What Really Happened At That Robotics Competition You've Heard So Much About
This week, the First Global Challenge, a highly anticipated robotics competition for 15- to 18-year-olds from 157 countries, ended the way it began — with controversy.
On Wednesday, members of the team from the violence-torn east African country of Burundi went missing. And well before the competition even began, the teams from Gambia and Afghanistan made headlines after the U.S. State Department denied the members visas. Eventually, they were allowed to compete.
The drama marred an otherwise upbeat event focused on kids and robots.
Every team arrived with a robot in tow, each built with the exact same components, but designed, engineered and programmed differently. The goal: to gobble up and sort blue and orange plastic balls representing clean water and contaminated water.
For three days, teenagers — rich and poor, male and female — competed on a level playing field.
But there were reminders that in some parts of the world, there is no such thing as a level playing field. And no team understood that better than Team Hope, made up of Syrian refugees who had fled to Lebanon.
As Fadil Harabi, the team's mentor, pointed out, "more than 90 percent of Syrian refugees in Lebanon don't have legal status. They don't have passports."

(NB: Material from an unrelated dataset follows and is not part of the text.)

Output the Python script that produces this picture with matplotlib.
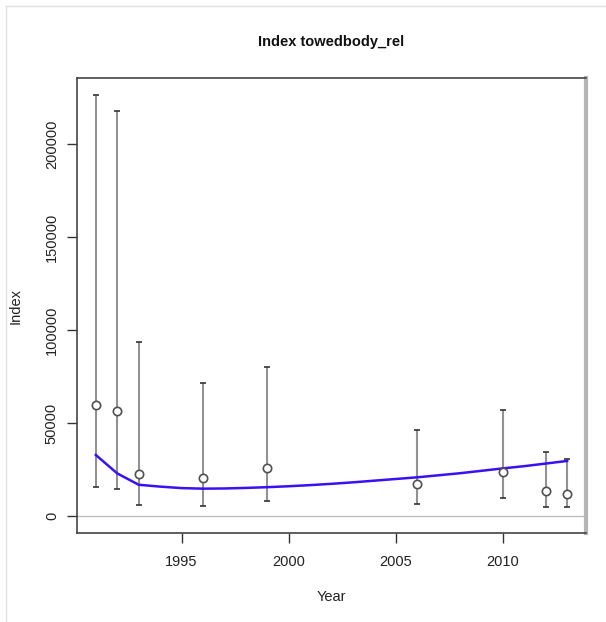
import numpy as np
import matplotlib.pyplot as plt
from matplotlib.lines import Line2D

plt.rcParams['font.family'] = ['Liberation Sans', 'DejaVu Sans']

# survey index estimates with confidence limits
years = [1991, 1992, 1993, 1996, 1999, 2006, 2010, 2012, 2013]
index = [59700, 56400, 22700, 20300, 25600, 17000, 23800, 13300, 11800]
upper = [226500, 217600, 93500, 71300, 80000, 46400, 56800, 34200, 30600]
lower = [15600, 14500, 5900, 5500, 8200, 6300, 9700, 5000, 4700]

# fitted trend
fit_years = list(range(1991, 2014))
fit_vals = [32800, 22900, 16800, 15800, 15000, 14700, 14800, 15100, 15500,
            16000, 16600, 17300, 18100, 19000, 19900, 20800, 21900, 23000,
            24300, 25600, 26800, 28200, 29600]

fig = plt.figure(figsize=(6.06, 6.22), dpi=100)
ax = fig.add_axes([77/606, 89/622, 509/606, 455/622])

ax.axhline(0, color='#bdbdbd', lw=1, zorder=1)
ax.vlines(years, lower, upper, color='#929292', lw=1.5, zorder=2)
ax.plot(years, upper, ls='none', marker='_', ms=5, mew=1.2, color='#333333', zorder=3)
ax.plot(years, lower, ls='none', marker='_', ms=5, mew=1.2, color='#333333', zorder=3)
ax.plot(fit_years, fit_vals, color='#3a10f5', lw=1.8, zorder=4)
ax.plot(years, index, ls='none', marker='o', ms=6, mfc='white', mec='#505050',
        mew=1.2, zorder=5)

ax.set_xlim(1990.12, 2013.88)
ax.set_ylim(-9140, 235500)
ax.set_xticks([1995, 2000, 2005, 2010])
ax.set_yticks([0, 50000, 100000, 150000, 200000])
ax.tick_params(axis='both', direction='out', length=7, width=1, color='#333333',
               labelsize=10.5, labelcolor='#222222')
ax.tick_params(axis='x', pad=9)
ax.tick_params(axis='y', pad=6)
for lab in ax.get_yticklabels():
    lab.set_rotation(90)
    lab.set_va('center')

for s in ['left', 'bottom', 'top']:
    ax.spines[s].set_color('#444444')
    ax.spines[s].set_linewidth(1.2)
ax.spines['right'].set_color('#b5b5b5')
ax.spines['right'].set_linewidth(3)

ax.set_xlabel('Year', fontsize=10.5, color='#222222', labelpad=15)
ax.set_ylabel('Index', fontsize=10.5, color='#222222', labelpad=16)
fig.text(331/606, 1 - 42/622, 'Index towedbody_rel', ha='center', va='center',
         fontsize=10.5, fontweight='bold', color='#111111')

# thin outer frame on top and left
fig.add_artist(Line2D([6/606, 1], [1 - 6/622, 1 - 6/622], transform=fig.transFigure,
                      color='#e0e0e0', lw=1))
fig.add_artist(Line2D([6/606, 6/606], [0, 1 - 6/622], transform=fig.transFigure,
                      color='#e0e0e0', lw=1))

fig.savefig('out.png', dpi=100)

Getting passports for the team, Harabi said, turned out to be a lot more complicated than building a robot.
Team Hope's robot didn't do very well, but every time the Syrian teens competed, they attracted a crowd that would clap and chant, "Team Hope, Team Hope!"
For Colleen Johnson, 18, a member of the all-girl U.S. team, that was what this event was all about.
"Everybody here is working together, loaning each other batteries, tools, helping each other fix programming issues to lift each other up," she said.
Still, the technology gap between poor and rich nations was evident. For team Honduras though, that gap is due to the lack of opportunity, not just the lack of resources.
"Honduras is a country where there aren't many opportunities," explained the team's leader, 17-year-old Daniel Marquez.
Marquez and his teammates all come from a tiny village that is a seven-hour drive — and a world away — from Tegucigalpa, the Honduran capital. Not a single member of the team had ever handled a remote control, let alone built a robot.
"But the world today demands that we understand technology," said Melissa Lemus, one of two girls on the Honduran team.
As the competition entered its third and final day, I checked in on Afghanistan's all-girl team. It seemed the competitors had grown weary of the media frenzy around them.
Speaking through an interpreter, 15-year-old Lida Azizi said she was disappointed that her teammates' skills, and the robot they built, had gotten a lot less attention than the team's visa problems, which nearly kept them out of the competition.
The Afghan team's consolation prize: a medal for "courageous achievement" and knowing that they placed much higher than countries like Canada, the United Kingdom and the U.S.
Top honors went to Teams Europe, Poland and Armenia.
The awards ceremony and closing ceremony felt like one big party, not so much a goodbye. It was a celebration with a hopeful message delivered by World Bank President Jim Yong Kim.
"You are the first generation in human history that can end extreme poverty in the world," Kim said. "And from what I saw of these robots, I know you can do it."
His message was not lost: Intelligence and talent with a moral vision have no race, nationality, religion or gender.